SUPER DAD: Bennett and daughters Fiona and Katrina sharing a proud family moment at King's House. Below, a Bob Marley art sketch.

For the 85-year-old Doug Bennett, it would seem that his life in the theatre has come full circle yet continues to flourish. Lately, the Jamaica Junior Theatre Company, which he founded back in the eighties as a companion troupe to the Jamaica Musical Theatre Company (and continues to serve as Chairman), is hard at work, aiming to create a masterpiece with their forthcoming 2015 show, Nesta's Rock, debuting in January.

The biggest thrill for Bennett about the whole thing is not just in getting to bring this thoroughly modern and original musical production about the young Bob Marley to Jamaican audiences, but in the opportunity for the company to team up with Tuff Gong International and, by extension, the Marley clan. "We are all delighted that the JMTC is partnering with them," Bennett tells TALLAWAH. "They had seen what a very fine job we made of Aladdin, and when they saw that they invited us to join with them in sort of recognizing Bob Marley as a youngster."

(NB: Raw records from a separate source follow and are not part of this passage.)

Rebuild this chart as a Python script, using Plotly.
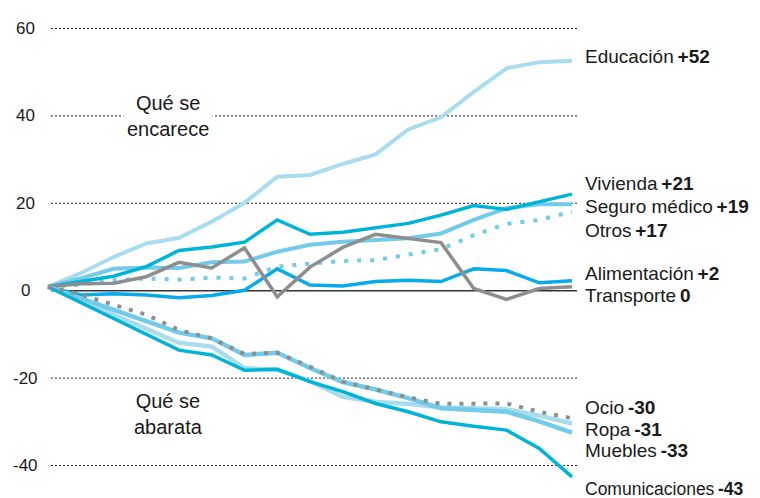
import plotly.graph_objects as go

# ---------- data (variación acumulada de precios, %) ----------
periodo = list(range(17))

educacion = [0.9, 4.0, 7.7, 10.8, 12.1, 15.8, 20.1, 26.1, 26.5, 29.0, 31.2, 36.9, 39.7, 45.5, 50.9, 52.3, 52.6]
vivienda = [0.9, 2.1, 3.3, 5.5, 9.2, 10.0, 11.1, 16.2, 12.9, 13.4, 14.3, 15.4, 17.3, 19.5, 18.6, 20.4, 22.1]
seguro_medico = [0.9, 2.8, 5.0, 5.3, 5.2, 6.5, 6.7, 8.9, 10.5, 11.2, 11.6, 12.0, 13.1, 16.2, 18.9, 19.8, 19.8]
otros = [0.9, 1.4, 2.4, 2.8, 2.5, 3.0, 2.8, 5.5, 6.2, 6.8, 7.0, 8.2, 9.5, 12.7, 15.3, 16.2, 18.1]
alimentacion = [0.9, -1.0, -0.7, -1.0, -1.6, -1.1, 0.1, 5.0, 1.3, 1.1, 2.1, 2.4, 2.1, 5.0, 4.6, 1.8, 2.3]
transporte = [0.9, 1.6, 1.7, 3.2, 6.5, 5.2, 9.8, -1.4, 5.4, 9.9, 12.9, 12.0, 11.0, 0.5, -2.0, 0.5, 0.9]
ocio = [0.9, -0.9, -3.2, -5.5, -9.0, -10.9, -14.5, -14.2, -17.4, -20.8, -22.6, -24.4, -25.9, -25.9, -25.8, -27.7, -29.2]
ropa = [0.9, -2.3, -5.5, -8.7, -11.9, -12.8, -17.7, -18.1, -20.7, -24.3, -25.4, -25.9, -26.7, -26.9, -27.1, -28.6, -30.4]
muebles = [0.9, -1.7, -4.3, -6.9, -9.6, -10.9, -14.7, -14.2, -17.7, -20.9, -22.6, -24.6, -26.9, -27.3, -27.7, -29.9, -32.5]
comunicaciones = [0.9, -2.7, -6.3, -9.9, -13.6, -14.7, -18.2, -18.0, -20.8, -23.1, -25.8, -27.7, -30.0, -31.0, -31.9, -36.1, -42.6]

nombres = ["Educación", "Vivienda", "Seguro médico", "Otros", "Alimentación",
           "Transporte", "Ocio", "Ropa", "Muebles", "Comunicaciones"]
etiquetas_valor = ["+52", "+21", "+19", "+17", "+2", "0", "-30", "-31", "-33", "-43"]

y_ticks = [60, 40, 20, 0, -20, -40]

# ---------- styles ----------
LIGHT = "#a9dcef"
MEDIUM = "#72cbe8"
CYAN = "#00b4d8"
BLUE = "#08aaea"
GREY = "#8e8e8e"
INK = "#1a1a1a"
FONT = "Liberation Sans, Arial, sans-serif"

series = {
    "Educación": (educacion, LIGHT, 4, "solid"),
    "Seguro médico": (seguro_medico, MEDIUM, 4, "solid"),
    "Otros": (otros, MEDIUM, 4, "4px,9px"),
    "Vivienda": (vivienda, CYAN, 3.5, "solid"),
    "Alimentación": (alimentacion, BLUE, 3.5, "solid"),
    "Transporte": (transporte, GREY, 3.5, "solid"),
    "Ropa": (ropa, LIGHT, 4.5, "solid"),
    "Muebles": (muebles, MEDIUM, 4.5, "solid"),
    "Comunicaciones": (comunicaciones, CYAN, 3.5, "solid"),
    "Ocio": (ocio, GREY, 4, "4px,8px"),
}

# label vertical positions (in axis units) so they don't overlap
label_pos = {
    "Educación": 53.5, "Vivienda": 24.6, "Seguro médico": 19.2, "Otros": 13.7,
    "Alimentación": 4.0, "Transporte": -1.2, "Ocio": -26.8, "Ropa": -31.8,
    "Muebles": -36.6, "Comunicaciones": -45.3,
}

# page body has an 8px margin, so the figure is 8px smaller than the window
W, H = 752, 490
X0_PX, DX_PX = 40, 32.75       # first point / step in pixels
Y0_PX, DY_PX = 282.7, 4.37     # zero line / px per unit

fig = go.Figure()
for name, (vals, color, width, dash) in series.items():
    fig.add_trace(go.Scatter(
        x=periodo, y=vals, mode="lines", name=name,
        line=dict(color=color, width=width, dash=dash),
        hoverinfo="skip",
    ))

# gridlines
for t in y_ticks:
    fig.add_shape(
        type="line", xref="paper", yref="y",
        x0=43 / W, x1=569 / W, y0=t, y1=t,
        line=dict(color="#333333" if t == 0 else "#222222",
                  width=1.5 if t == 0 else 1,
                  dash="solid" if t == 0 else "2px,2px"),
        layer="below",
    )
    fig.add_annotation(
        x=17 / W, xref="paper", y=t, yref="y", text=str(t),
        showarrow=False, xanchor="center", yanchor="middle",
        font=dict(size=17, color=INK, family=FONT),
    )

# end labels (the long one a bit smaller so it fits the page)
for name, val in zip(nombres, etiquetas_valor):
    size = 17.5 if name == "Comunicaciones" else 19
    fig.add_annotation(
        x=575 / W, xref="paper", y=label_pos[name], yref="y",
        text=f"{name}\u2009<b>{val}</b>", showarrow=False,
        xanchor="left", yanchor="middle",
        font=dict(size=size, color=INK, family=FONT),
    )

fig.add_annotation(
    x=160 / W, xref="paper", y=40, yref="y", text="Qué se<br>encarece",
    showarrow=False, xanchor="center", yanchor="middle", align="center",
    bgcolor="white", borderpad=3,
    font=dict(size=20, color=INK, family=FONT),
)
fig.add_annotation(
    x=160 / W, xref="paper", y=-28.2, yref="y", text="Qué se<br>abarata",
    showarrow=False, xanchor="center", yanchor="middle", align="center",
    font=dict(size=20, color=INK, family=FONT),
)

fig.update_layout(
    width=W, height=H,
    margin=dict(l=0, r=0, t=0, b=0),
    paper_bgcolor="white", plot_bgcolor="white",
    showlegend=False,
    xaxis=dict(visible=False, range=[-X0_PX / DX_PX, (W - X0_PX) / DX_PX]),
    yaxis=dict(visible=False, range=[-(H - Y0_PX) / DY_PX, Y0_PX / DY_PX]),
)

fig.write_html("out.html")
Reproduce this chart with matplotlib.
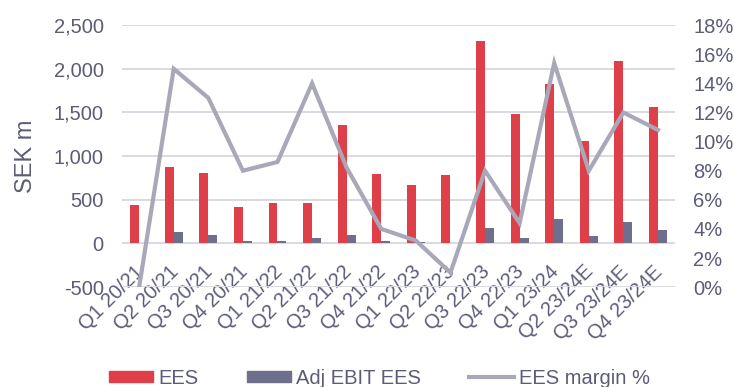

Of course, Bob's meteoric rise from humble beginnings in Nine Mile and Trench Town to global superstardom will figure heavily in the story and is a genius idea for a show, but the aim, the Chairman emphasizes, is to mine something deeper.


"It's not just about him being a youngster but about the sort of life he led and how he solved his problems with music. That's the thinking behind it," explains Bennett, later pointing out that Nesta's Rock will mark the company's 157th production and will draw on the combined efforts of the enthusiastic junior theatre actors, singers and dancers and their senior JMTC counterparts. "I think it's going to be great fun. The cast is on a very hard rehearsal schedule and the performers are getting deeper and deeper into it."

Green-lighting a Bob Marley musical aside, the highlight of Doug Bennett's year has got to be the National Order of Distinction (Commander Class) he was presented with at King's House earlier this week, while getting to share the grand moment with the two people dearest to his heart — daughters Fiona Machado and Katrina Marzouca. "It means a great deal to me because I've spent a lot of time in theatre, and I've seen the Jamaica Musical Theatre Company build up theatre in Jamaica for both the adults and the youngsters," he reflects. "We've given a great deal of money to charity, we've won a lot of awards, but what's truly wonderful is what we've been able to create for the young people."